[Begin Data shown]

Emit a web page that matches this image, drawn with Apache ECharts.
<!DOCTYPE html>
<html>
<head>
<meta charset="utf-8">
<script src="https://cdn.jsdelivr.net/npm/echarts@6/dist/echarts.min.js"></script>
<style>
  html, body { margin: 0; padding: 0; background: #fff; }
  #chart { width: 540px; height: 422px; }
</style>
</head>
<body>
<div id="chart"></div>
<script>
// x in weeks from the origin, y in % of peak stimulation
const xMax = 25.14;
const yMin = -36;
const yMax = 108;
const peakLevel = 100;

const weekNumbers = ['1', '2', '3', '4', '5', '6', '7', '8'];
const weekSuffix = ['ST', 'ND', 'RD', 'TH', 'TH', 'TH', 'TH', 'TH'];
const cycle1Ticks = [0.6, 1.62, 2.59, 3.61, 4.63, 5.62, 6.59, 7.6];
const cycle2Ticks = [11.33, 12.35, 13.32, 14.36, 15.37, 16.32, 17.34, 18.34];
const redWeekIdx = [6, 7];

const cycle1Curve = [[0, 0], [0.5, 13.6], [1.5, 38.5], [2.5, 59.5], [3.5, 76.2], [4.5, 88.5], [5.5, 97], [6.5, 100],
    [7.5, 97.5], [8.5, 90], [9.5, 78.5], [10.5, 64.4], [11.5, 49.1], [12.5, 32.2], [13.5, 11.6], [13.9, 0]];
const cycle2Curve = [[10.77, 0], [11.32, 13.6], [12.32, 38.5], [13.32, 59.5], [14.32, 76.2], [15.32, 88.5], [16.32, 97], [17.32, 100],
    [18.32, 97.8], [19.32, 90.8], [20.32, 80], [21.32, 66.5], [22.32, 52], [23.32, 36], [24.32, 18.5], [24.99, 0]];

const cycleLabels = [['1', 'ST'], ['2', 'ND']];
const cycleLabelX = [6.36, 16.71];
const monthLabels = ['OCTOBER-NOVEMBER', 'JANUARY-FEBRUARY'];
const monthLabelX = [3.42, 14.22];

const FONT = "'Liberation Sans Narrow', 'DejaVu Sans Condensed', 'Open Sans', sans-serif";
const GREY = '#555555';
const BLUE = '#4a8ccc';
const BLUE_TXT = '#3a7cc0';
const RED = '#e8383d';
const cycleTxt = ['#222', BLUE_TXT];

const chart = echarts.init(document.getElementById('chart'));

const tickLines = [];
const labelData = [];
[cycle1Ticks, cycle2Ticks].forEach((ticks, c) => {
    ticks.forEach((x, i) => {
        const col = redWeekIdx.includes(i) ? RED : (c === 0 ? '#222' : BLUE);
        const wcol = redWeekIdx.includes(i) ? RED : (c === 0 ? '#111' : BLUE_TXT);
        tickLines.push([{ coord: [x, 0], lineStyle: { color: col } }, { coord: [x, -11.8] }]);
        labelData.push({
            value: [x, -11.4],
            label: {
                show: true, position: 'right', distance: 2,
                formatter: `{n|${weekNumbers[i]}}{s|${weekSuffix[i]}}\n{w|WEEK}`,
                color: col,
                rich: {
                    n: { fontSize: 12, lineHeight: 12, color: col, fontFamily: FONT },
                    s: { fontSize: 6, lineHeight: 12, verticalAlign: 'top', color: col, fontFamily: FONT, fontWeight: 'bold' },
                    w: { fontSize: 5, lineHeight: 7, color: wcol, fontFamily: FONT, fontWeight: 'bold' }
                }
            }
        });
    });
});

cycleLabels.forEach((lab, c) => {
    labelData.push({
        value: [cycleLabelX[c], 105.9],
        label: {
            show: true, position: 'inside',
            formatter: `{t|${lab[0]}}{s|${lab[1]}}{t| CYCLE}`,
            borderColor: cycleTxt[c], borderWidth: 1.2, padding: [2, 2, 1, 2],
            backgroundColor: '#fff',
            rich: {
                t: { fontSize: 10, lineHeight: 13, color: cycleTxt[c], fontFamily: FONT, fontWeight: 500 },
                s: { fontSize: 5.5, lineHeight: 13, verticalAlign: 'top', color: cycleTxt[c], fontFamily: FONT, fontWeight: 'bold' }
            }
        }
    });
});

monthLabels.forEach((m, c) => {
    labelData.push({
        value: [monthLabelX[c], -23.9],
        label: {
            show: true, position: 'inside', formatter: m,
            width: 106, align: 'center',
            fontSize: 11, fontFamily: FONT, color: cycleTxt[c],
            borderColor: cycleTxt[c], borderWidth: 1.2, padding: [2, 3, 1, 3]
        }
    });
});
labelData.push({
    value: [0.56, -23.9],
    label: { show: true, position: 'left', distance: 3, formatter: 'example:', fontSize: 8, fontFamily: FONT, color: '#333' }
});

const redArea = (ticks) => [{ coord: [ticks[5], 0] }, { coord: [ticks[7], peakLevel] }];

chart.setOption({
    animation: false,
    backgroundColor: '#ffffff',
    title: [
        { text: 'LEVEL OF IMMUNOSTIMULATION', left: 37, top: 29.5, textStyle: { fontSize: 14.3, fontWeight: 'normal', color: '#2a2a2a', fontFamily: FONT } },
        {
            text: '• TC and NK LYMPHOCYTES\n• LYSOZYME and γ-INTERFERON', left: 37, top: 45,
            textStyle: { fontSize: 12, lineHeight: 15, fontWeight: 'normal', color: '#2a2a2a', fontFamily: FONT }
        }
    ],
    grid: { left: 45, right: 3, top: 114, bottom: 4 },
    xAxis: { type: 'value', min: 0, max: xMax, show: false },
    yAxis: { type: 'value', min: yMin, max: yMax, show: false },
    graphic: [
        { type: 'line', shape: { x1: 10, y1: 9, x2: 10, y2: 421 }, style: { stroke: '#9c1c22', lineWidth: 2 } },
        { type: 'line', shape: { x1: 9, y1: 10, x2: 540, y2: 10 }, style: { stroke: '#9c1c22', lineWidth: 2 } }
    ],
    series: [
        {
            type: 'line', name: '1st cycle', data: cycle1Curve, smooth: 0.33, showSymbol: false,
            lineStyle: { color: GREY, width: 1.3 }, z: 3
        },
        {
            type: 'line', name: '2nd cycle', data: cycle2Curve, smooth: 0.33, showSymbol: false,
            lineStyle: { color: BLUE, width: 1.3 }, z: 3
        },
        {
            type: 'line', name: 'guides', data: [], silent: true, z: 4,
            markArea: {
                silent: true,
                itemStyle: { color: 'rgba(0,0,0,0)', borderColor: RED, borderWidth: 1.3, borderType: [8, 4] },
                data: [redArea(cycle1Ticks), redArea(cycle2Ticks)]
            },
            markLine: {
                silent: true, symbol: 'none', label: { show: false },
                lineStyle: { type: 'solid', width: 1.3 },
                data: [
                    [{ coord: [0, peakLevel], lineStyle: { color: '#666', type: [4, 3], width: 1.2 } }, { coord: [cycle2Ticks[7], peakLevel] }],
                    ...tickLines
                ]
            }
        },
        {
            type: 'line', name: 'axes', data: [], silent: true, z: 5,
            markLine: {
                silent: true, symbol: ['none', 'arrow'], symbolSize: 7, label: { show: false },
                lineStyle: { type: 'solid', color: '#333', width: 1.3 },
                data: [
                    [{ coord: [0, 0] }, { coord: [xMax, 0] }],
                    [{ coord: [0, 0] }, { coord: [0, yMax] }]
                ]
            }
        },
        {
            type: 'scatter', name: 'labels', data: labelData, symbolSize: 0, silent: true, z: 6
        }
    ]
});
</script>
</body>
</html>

[End Data shown]

● **Instruction**:
Reproduce the entire listing word for word.

● **Task answer**:
Emit a web page that matches this image, drawn with Apache ECharts.
<!DOCTYPE html>
<html>
<head>
<meta charset="utf-8">
<script src="https://cdn.jsdelivr.net/npm/echarts@6/dist/echarts.min.js"></script>
<style>
  html, body { margin: 0; padding: 0; background: #fff; }
  #chart { width: 540px; height: 422px; }
</style>
</head>
<body>
<div id="chart"></div>
<script>
// x in weeks from the origin, y in % of peak stimulation
const xMax = 25.14;
const yMin = -36;
const yMax = 108;
const peakLevel = 100;

const weekNumbers = ['1', '2', '3', '4', '5', '6', '7', '8'];
const weekSuffix = ['ST', 'ND', 'RD', 'TH', 'TH', 'TH', 'TH', 'TH'];
const cycle1Ticks = [0.6, 1.62, 2.59, 3.61, 4.63, 5.62, 6.59, 7.6];
const cycle2Ticks = [11.33, 12.35, 13.32, 14.36, 15.37, 16.32, 17.34, 18.34];
const redWeekIdx = [6, 7];

const cycle1Curve = [[0, 0], [0.5, 13.6], [1.5, 38.5], [2.5, 59.5], [3.5, 76.2], [4.5, 88.5], [5.5, 97], [6.5, 100],
    [7.5, 97.5], [8.5, 90], [9.5, 78.5], [10.5, 64.4], [11.5, 49.1], [12.5, 32.2], [13.5, 11.6], [13.9, 0]];
const cycle2Curve = [[10.77, 0], [11.32, 13.6], [12.32, 38.5], [13.32, 59.5], [14.32, 76.2], [15.32, 88.5], [16.32, 97], [17.32, 100],
    [18.32, 97.8], [19.32, 90.8], [20.32, 80], [21.32, 66.5], [22.32, 52], [23.32, 36], [24.32, 18.5], [24.99, 0]];

const cycleLabels = [['1', 'ST'], ['2', 'ND']];
const cycleLabelX = [6.36, 16.71];
const monthLabels = ['OCTOBER-NOVEMBER', 'JANUARY-FEBRUARY'];
const monthLabelX = [3.42, 14.22];

const FONT = "'Liberation Sans Narrow', 'DejaVu Sans Condensed', 'Open Sans', sans-serif";
const GREY = '#555555';
const BLUE = '#4a8ccc';
const BLUE_TXT = '#3a7cc0';
const RED = '#e8383d';
const cycleTxt = ['#222', BLUE_TXT];

const chart = echarts.init(document.getElementById('chart'));

const tickLines = [];
const labelData = [];
[cycle1Ticks, cycle2Ticks].forEach((ticks, c) => {
    ticks.forEach((x, i) => {
        const col = redWeekIdx.includes(i) ? RED : (c === 0 ? '#222' : BLUE);
        const wcol = redWeekIdx.includes(i) ? RED : (c === 0 ? '#111' : BLUE_TXT);
        tickLines.push([{ coord: [x, 0], lineStyle: { color: col } }, { coord: [x, -11.8] }]);
        labelData.push({
            value: [x, -11.4],
            label: {
                show: true, position: 'right', distance: 2,
                formatter: `{n|${weekNumbers[i]}}{s|${weekSuffix[i]}}\n{w|WEEK}`,
                color: col,
                rich: {
                    n: { fontSize: 12, lineHeight: 12, color: col, fontFamily: FONT },
                    s: { fontSize: 6, lineHeight: 12, verticalAlign: 'top', color: col, fontFamily: FONT, fontWeight: 'bold' },
                    w: { fontSize: 5, lineHeight: 7, color: wcol, fontFamily: FONT, fontWeight: 'bold' }
                }
            }
        });
    });
});

cycleLabels.forEach((lab, c) => {
    labelData.push({
        value: [cycleLabelX[c], 105.9],
        label: {
            show: true, position: 'inside',
            formatter: `{t|${lab[0]}}{s|${lab[1]}}{t| CYCLE}`,
            borderColor: cycleTxt[c], borderWidth: 1.2, padding: [2, 2, 1, 2],
            backgroundColor: '#fff',
            rich: {
                t: { fontSize: 10, lineHeight: 13, color: cycleTxt[c], fontFamily: FONT, fontWeight: 500 },
                s: { fontSize: 5.5, lineHeight: 13, verticalAlign: 'top', color: cycleTxt[c], fontFamily: FONT, fontWeight: 'bold' }
            }
        }
    });
});

monthLabels.forEach((m, c) => {
    labelData.push({
        value: [monthLabelX[c], -23.9],
        label: {
            show: true, position: 'inside', formatter: m,
            width: 106, align: 'center',
            fontSize: 11, fontFamily: FONT, color: cycleTxt[c],
            borderColor: cycleTxt[c], borderWidth: 1.2, padding: [2, 3, 1, 3]
        }
    });
});
labelData.push({
    value: [0.56, -23.9],
    label: { show: true, position: 'left', distance: 3, formatter: 'example:', fontSize: 8, fontFamily: FONT, color: '#333' }
});

const redArea = (ticks) => [{ coord: [ticks[5], 0] }, { coord: [ticks[7], peakLevel] }];

chart.setOption({
    animation: false,
    backgroundColor: '#ffffff',
    title: [
        { text: 'LEVEL OF IMMUNOSTIMULATION', left: 37, top: 29.5, textStyle: { fontSize: 14.3, fontWeight: 'normal', color: '#2a2a2a', fontFamily: FONT } },
        {
            text: '• TC and NK LYMPHOCYTES\n• LYSOZYME and γ-INTERFERON', left: 37, top: 45,
            textStyle: { fontSize: 12, lineHeight: 15, fontWeight: 'normal', color: '#2a2a2a', fontFamily: FONT }
        }
    ],
    grid: { left: 45, right: 3, top: 114, bottom: 4 },
    xAxis: { type: 'value', min: 0, max: xMax, show: false },
    yAxis: { type: 'value', min: yMin, max: yMax, show: false },
    graphic: [
        { type: 'line', shape: { x1: 10, y1: 9, x2: 10, y2: 421 }, style: { stroke: '#9c1c22', lineWidth: 2 } },
        { type: 'line', shape: { x1: 9, y1: 10, x2: 540, y2: 10 }, style: { stroke: '#9c1c22', lineWidth: 2 } }
    ],
    series: [
        {
            type: 'line', name: '1st cycle', data: cycle1Curve, smooth: 0.33, showSymbol: false,
            lineStyle: { color: GREY, width: 1.3 }, z: 3
        },
        {
            type: 'line', name: '2nd cycle', data: cycle2Curve, smooth: 0.33, showSymbol: false,
            lineStyle: { color: BLUE, width: 1.3 }, z: 3
        },
        {
            type: 'line', name: 'guides', data: [], silent: true, z: 4,
            markArea: {
                silent: true,
                itemStyle: { color: 'rgba(0,0,0,0)', borderColor: RED, borderWidth: 1.3, borderType: [8, 4] },
                data: [redArea(cycle1Ticks), redArea(cycle2Ticks)]
            },
            markLine: {
                silent: true, symbol: 'none', label: { show: false },
                lineStyle: { type: 'solid', width: 1.3 },
                data: [
                    [{ coord: [0, peakLevel], lineStyle: { color: '#666', type: [4, 3], width: 1.2 } }, { coord: [cycle2Ticks[7], peakLevel] }],
                    ...tickLines
                ]
            }
        },
        {
            type: 'line', name: 'axes', data: [], silent: true, z: 5,
            markLine: {
                silent: true, symbol: ['none', 'arrow'], symbolSize: 7, label: { show: false },
                lineStyle: { type: 'solid', color: '#333', width: 1.3 },
                data: [
                    [{ coord: [0, 0] }, { coord: [xMax, 0] }],
                    [{ coord: [0, 0] }, { coord: [0, yMax] }]
                ]
            }
        },
        {
            type: 'scatter', name: 'labels', data: labelData, symbolSize: 0, silent: true, z: 6
        }
    ]
});
</script>
</body>
</html>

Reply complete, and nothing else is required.